Adaptive Threshold Learning¶
director_ai.core.calibration.adaptive_threshold.AdaptiveThresholdLearner
¶
AdaptiveThresholdLearner(*, candidate_thresholds: list[float] | tuple[float, ...], current_threshold: float, min_samples: int = 20, min_expected_lift: float = 0.01, max_false_positive_rate: float = 1.0, max_false_negative_rate: float = 1.0, alpha_prior: float = 1.0, beta_prior: float = 1.0, random_seed: int | None = None)
Offline Thompson-sampling threshold recommender.
The learner is intentionally side-effect free with respect to runtime scorer configuration. Production deployments should route the returned recommendation through human review/change-management and keep the rollback threshold recorded with the approved overlay.
arm
¶
Return the candidate arm for a validated threshold.
observe
¶
Replay one labelled score across all candidate thresholds.
observe_batch
¶
observe_batch(feedback: list[ThresholdFeedback] | tuple[ThresholdFeedback, ...]) -> AdaptiveThresholdReport
Replay a batch of labelled feedback across all candidate thresholds.
report
¶
Return the current replay summary without making a recommendation.
recommend
¶
Return a human-gated threshold recommendation from replayed evidence.
director_ai.core.calibration.adaptive_threshold.ThresholdFeedback
dataclass
¶
ThresholdFeedback(score: float, human_approved: bool, weight: float = 1.0, metadata: dict[str, Any] = dict())
One human-labelled score used for threshold replay.
director_ai.core.calibration.adaptive_threshold.AdaptiveThresholdArm
dataclass
¶
AdaptiveThresholdArm(threshold: float, alpha_prior: float = 1.0, beta_prior: float = 1.0, pulls: int = 0, successes: int = 0, true_positives: int = 0, false_positives: int = 0, true_negatives: int = 0, false_negatives: int = 0)
Posterior state and replay metrics for one candidate threshold.
false_positive_rate
property
¶
Return the false-positive rate for human-rejected samples.
false_negative_rate
property
¶
Return the false-negative rate for human-approved samples.
observe
¶
Replay one labelled score against this threshold arm.
sample_success_probability
¶
Sample a Thompson posterior success probability for this arm.
director_ai.core.calibration.adaptive_threshold.AdaptiveThresholdReport
dataclass
¶
AdaptiveThresholdReport(total_feedback: int, current_threshold: float, best_observed_threshold: float | None, arms: tuple[AdaptiveThresholdArm, ...])
Snapshot after replaying feedback across threshold arms.
director_ai.core.calibration.adaptive_threshold.AdaptiveThresholdRecommendation
dataclass
¶
AdaptiveThresholdRecommendation(current_threshold: float, recommended_threshold: float | None, expected_success_probability: float, current_success_probability: float, expected_lift: float, reason: str, requires_human_approval: bool = True, rollback_threshold: float | None = None, safety_constraints: dict[str, float] = dict())
Human-review-gated threshold recommendation.
to_profile_overlay
¶
Return a profile overlay that can be reviewed before promotion.
Safety Boundary¶
AdaptiveThresholdLearner is an offline recommender.
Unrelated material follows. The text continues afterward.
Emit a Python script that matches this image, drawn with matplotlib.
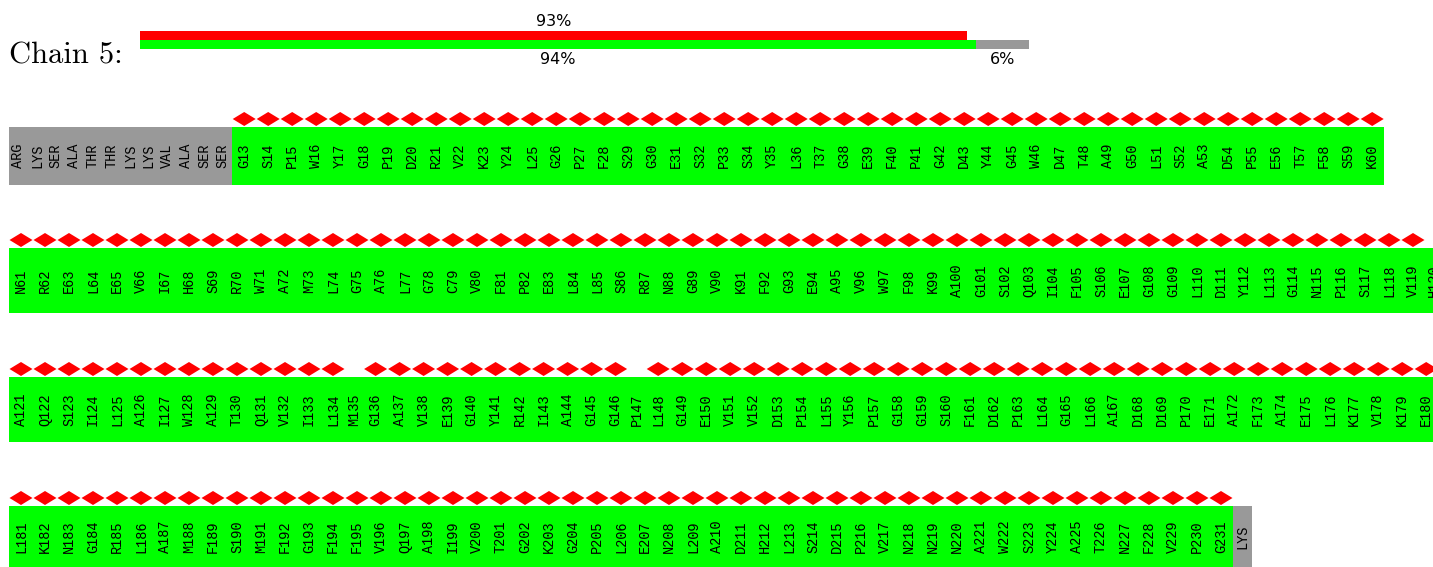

It replays human-labelled
score feedback across fixed candidate thresholds, estimates each candidate with
Beta-Bernoulli posteriors, applies false-positive and false-negative safety
constraints, and returns a recommendation object.
It does not mutate CoherenceScorer, DirectorConfig, profile files, or live
runtime thresholds. Apply the returned profile overlay only after operator
approval and keep the rollback threshold in change-management records.
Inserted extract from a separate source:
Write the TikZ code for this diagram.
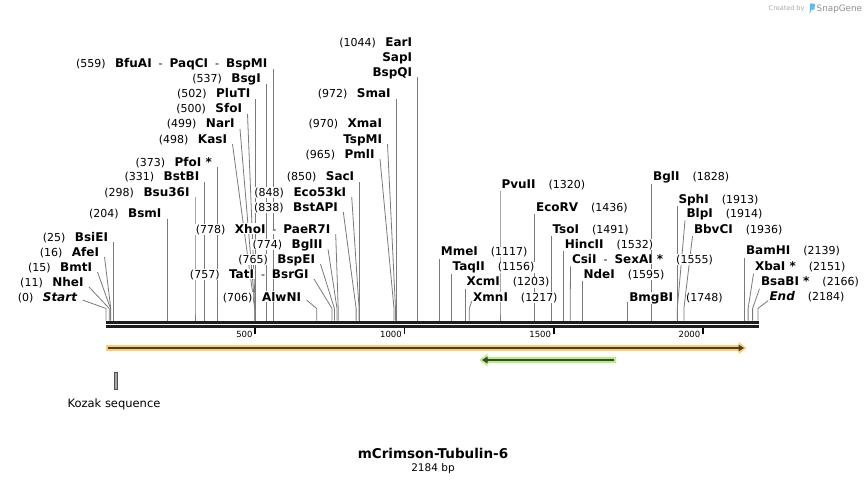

from director_ai.core import AdaptiveThresholdLearner, ThresholdFeedback
learner = AdaptiveThresholdLearner(
candidate_thresholds=[0.3, 0.4, 0.5, 0.6],
current_threshold=0.4,
max_false_negative_rate=0.05,
)
learner.observe_batch(
[
ThresholdFeedback(score=0.82, human_approved=True),
ThresholdFeedback(score=0.28, human_approved=False),
]
)
recommendation = learner.recommend()
if recommendation.recommended_threshold is not None:
overlay = recommendation.to_profile_overlay(profile="candidate")
For regulated deployments, use this together with HumanReviewQueue,
OnlineCalibrator, and drift reports. Treat candidate thresholds as a controlled
change, not as autonomous production policy.